• [Available data]
begin

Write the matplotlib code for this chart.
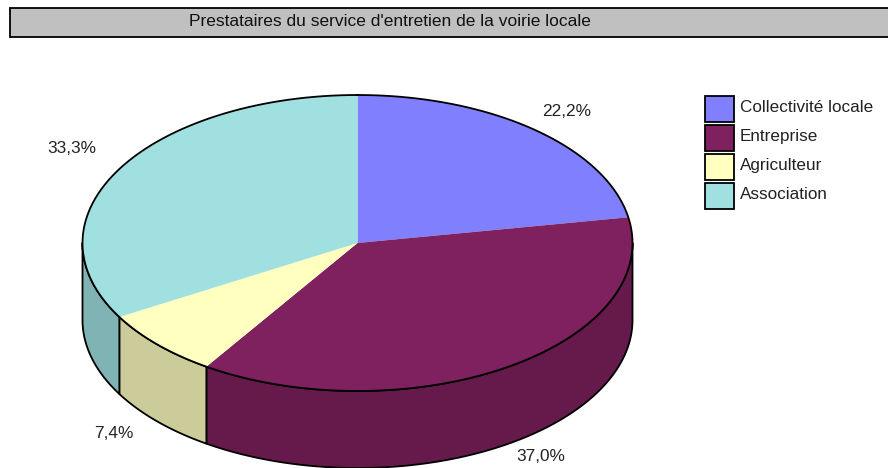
import matplotlib
matplotlib.use('Agg')
import matplotlib.pyplot as plt
import numpy as np
from matplotlib.patches import Rectangle, Polygon

title = "Prestataires du service d'entretien de la voirie locale"
categories = ['Collectivité locale', 'Entreprise', 'Agriculteur', 'Association']
values = [22.2, 37.0, 7.4, 33.3]
value_labels = ['22,2%', '37,0%', '7,4%', '33,3%']
colors = ['#8080ff', '#7f205f', '#ffffc0', '#a0e0e0']
side_colors = ['#6060c0', '#661a4c', '#cccc9a', '#80b3b3']
label_pos = [(567, 111.5), (541, 456.5), (114, 433.5), (72, 148.5)]

cx, cy = 357.5, 243
rx, ry = 275, 148
depth = 77

plt.rcParams['font.family'] = ['Liberation Sans', 'DejaVu Sans']
fig = plt.figure(figsize=(8.88, 4.68), dpi=100)
ax = fig.add_axes([0, 0, 1, 1])
ax.set_xlim(0, 888)
ax.set_ylim(468, 0)
ax.axis('off')


def rim(a0, a1, dy=0):
    # angles clockwise from the top of the pie, in degrees
    t = np.radians(np.linspace(a0, a1, 200))
    return np.column_stack([cx + rx * np.sin(t), cy - ry * np.cos(t) + dy])


# title band
ax.add_patch(Rectangle((10, 7.5), 880, 29, fc='#c0c0c0', ec='black', lw=1.3))
ax.text(390, 21.5, title, ha='center', va='center', fontsize=12.5, color='#111111')

fractions = np.array(values) / sum(values)
edges = np.concatenate([[0], np.cumsum(fractions) * 360])

# side walls, only the part of each slice on the front of the pie
for i in range(len(values)):
    a0 = max(edges[i], 90)
    a1 = min(edges[i + 1], 270)
    if a1 <= a0:
        continue
    top = rim(a0, a1)
    bottom = rim(a0, a1, depth)
    pts = np.vstack([top, bottom[::-1]])
    ax.add_patch(Polygon(pts, closed=True, fc=side_colors[i], ec='black', lw=1.3, joinstyle='round'))

# top faces
for i in range(len(values)):
    pts = np.vstack([[[cx, cy]], rim(edges[i], edges[i + 1])])
    ax.add_patch(Polygon(pts, closed=True, fc=colors[i], ec='none'))
outline = rim(0, 360)
ax.plot(outline[:, 0], outline[:, 1], color='black', lw=1.3)

for (x, y), s in zip(label_pos, value_labels):
    ax.text(x, y, s, ha='center', va='center', fontsize=12.4, color='#222222')

# legend
for i, name in enumerate(categories):
    y = 95.5 + i * 29.3
    ax.add_patch(Rectangle((705, y), 29, 26, fc=colors[i], ec='black', lw=1.3))
    ax.text(740, 107.5 + i * 29, name, ha='left', va='center', fontsize=12.3, color='#222222')

fig.savefig('out.png', dpi=100)
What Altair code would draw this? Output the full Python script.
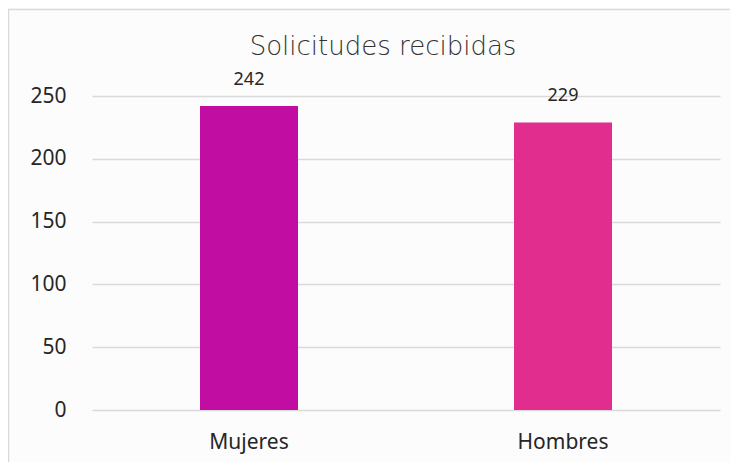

end

Identify how many lines in the entries above include the string "this", then state that number alone.

• [Worked solution] 2